As unusual as it may sound to look for an excuse to abort the trip, one of the more dangerous aspects of flying is a condition known as “get-there-itis.” This condition affects pilots who are so focused on achieving the end result, that they miss subtle nuances that should have prevented their departure in the first place. I didn’t like the wind, but it would be manageable, albeit annoying. Besides, waiting would actually exacerbate the situation. The forecast for Cape Girardeau included deteriorating conditions, whereas conditions along our route were expected to improve.
By now, Paul had climbed aboard and was situating himself in the passenger seat with the safety harness. I peered into the pilot’s seat to verify that the magneto switch was turned off. I returned to the front of the airplane and palmed the propeller. Gingerly, I pulled the engine through several revolutions to clear the cylinders of any pooled oil. I say gingerly, because imagine hand-starting a lawnmower by turning the blades with your hands. You would do it gingerly too.
No oil came out of the exhaust stack. Each cylinder held compression, which I felt through each turn of the propeller. Satisfied, I climbed onto the wing and slid into the pilot’s seat.
“You good back there, DEWD?” I asked Paul, emphasizing the word to suit our own dialogue.
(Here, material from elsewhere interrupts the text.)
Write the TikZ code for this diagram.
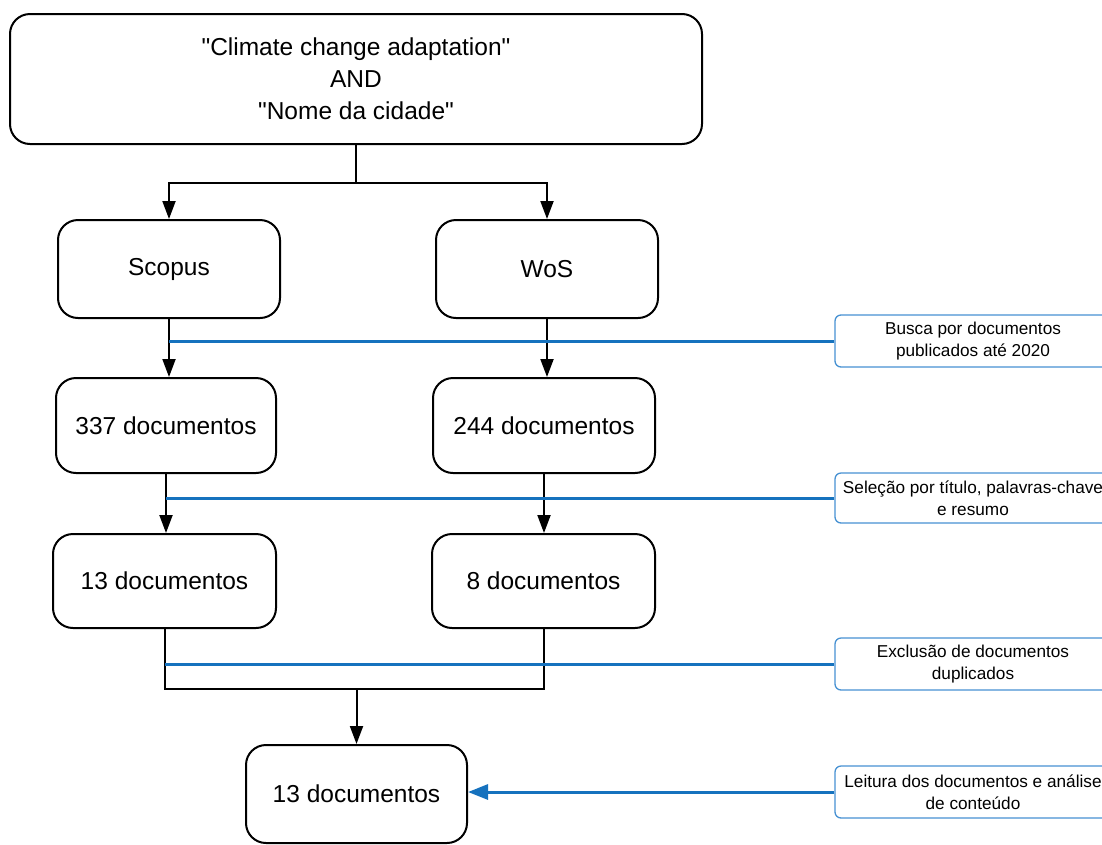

“Yee-ap!” He responded in true form.
I clicked on the master switch. A jolt shot through the PT’s electrical system, indicating power. I flipped the magneto switch to “Left”, because you never start a Ranger on the right magneto (that’s not a metaphor, that’s actually a crucial detail). I moved the fuel mixture lever to full rich. Three full pumps with the throttle, and then cracked open one-eighths of an inch. My right index finger moved to the starter button. My toes put pressure on the brake pedals. I yelled out, “Clear!” to warn anyone who may have moved to the front of the plane. My left hand gripped the wobble pump, and I eyed the fuel pressure gauge as I pumped pressure into the fuel system.
My right finger pressed the starter button. Ahead of my position and forward of the firewall, the milk jug-sized starter motor ground to life, contacting the crankshaft and turning the engine. Forward yet, the propeller windmilled through two rotations.
A cylinder popped, another fired, and I disengaged the starter motor while quickly flipping the magneto switch to “Both”. With all 12 spark plugs firing, each cylinder caught, and a puffy blue exhaust cloud ejected itself to the rear of the airplane in a similar manner to which someone passes gas first thing in the morning when they arise. The Ranger engine roared to life.
I scanned the engine gauges and turned on the transponder and radio. Paul and I established communication through our headsets over the idle roar of the Ranger.
I performed one more scan, looking once again for a reason to abort the trip. The airplane gave me none. My consciousness welled as I realized this was it – we were literally about to fly ourselves to a military base in Corpus Christi, Texas. Time to make hay, sunshine or not.